» **Dataset extract**:
--------
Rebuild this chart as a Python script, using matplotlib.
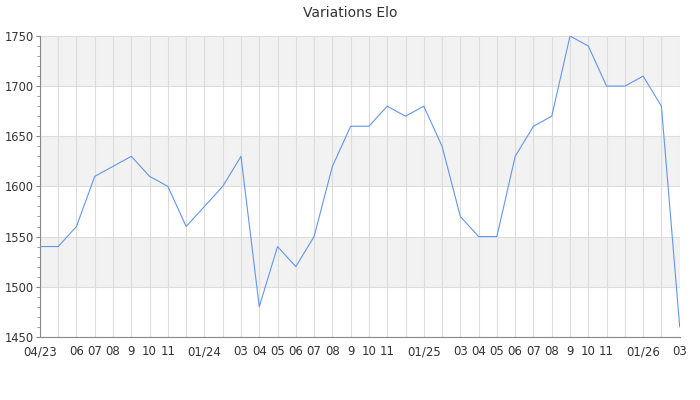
import matplotlib.pyplot as plt
from matplotlib.ticker import MultipleLocator

# Elo mensuel, 04/2023 -> 03/2026
mois = ['04/23', '', '06', '07', '08', '9', '10', '11', '', '01/24', '', '03',
        '04', '05', '06', '07', '08', '9', '10', '11', '', '01/25', '', '03',
        '04', '05', '06', '07', '08', '9', '10', '11', '', '01/26', '', '03']
elo = [1540, 1540, 1560, 1610, 1620, 1630, 1610, 1600, 1560, 1580, 1600, 1630,
       1480, 1540, 1520, 1550, 1620, 1660, 1660, 1680, 1670, 1680, 1640, 1570,
       1550, 1550, 1630, 1660, 1670, 1750, 1740, 1700, 1700, 1710, 1680, 1460]

x = list(range(len(elo)))

fig = plt.figure(figsize=(7, 4), dpi=100)
ax = fig.add_axes([0.057, 0.158, 0.914, 0.752])

# bandes grises alternées
for lo in (1500, 1600, 1700):
    ax.axhspan(lo, lo + 50, color='#f2f2f2', zorder=0, lw=0)

ax.plot(x, elo, color='#6495ed', lw=0.8, zorder=3)

ax.set_xlim(0, len(elo) - 1)
ax.set_ylim(1450, 1750)
ax.set_xticks(x)
ax.set_xticklabels(mois, fontsize=8.5, color='#333333')
ax.yaxis.set_major_locator(MultipleLocator(50))
ax.yaxis.set_minor_locator(MultipleLocator(10))
ax.tick_params(axis='y', labelsize=8.3, colors='#333333', length=3, width=0.8, pad=1.5)
ax.tick_params(axis='y', which='minor', length=2, color='#888888')
ax.tick_params(axis='y', which='major', color='#888888')
ax.tick_params(axis='x', length=0, pad=6)

ax.grid(True, color='#dddddd', lw=0.8, zorder=1)
ax.set_axisbelow(True)
for s in ('top', 'right'):
    ax.spines[s].set_visible(False)
for s in ('left', 'bottom'):
    ax.spines[s].set_color('#888888')
    ax.spines[s].set_linewidth(0.8)

fig.suptitle('Variations Elo', fontsize=10, color='#333333', y=0.985)

plt.savefig('out.png')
--------
» **Directions**: From the data above, copy each line where the string "matplotlib" appears.

» **Answer**:
Rebuild this chart as a Python script, using matplotlib.
import matplotlib.pyplot as plt
from matplotlib.ticker import MultipleLocator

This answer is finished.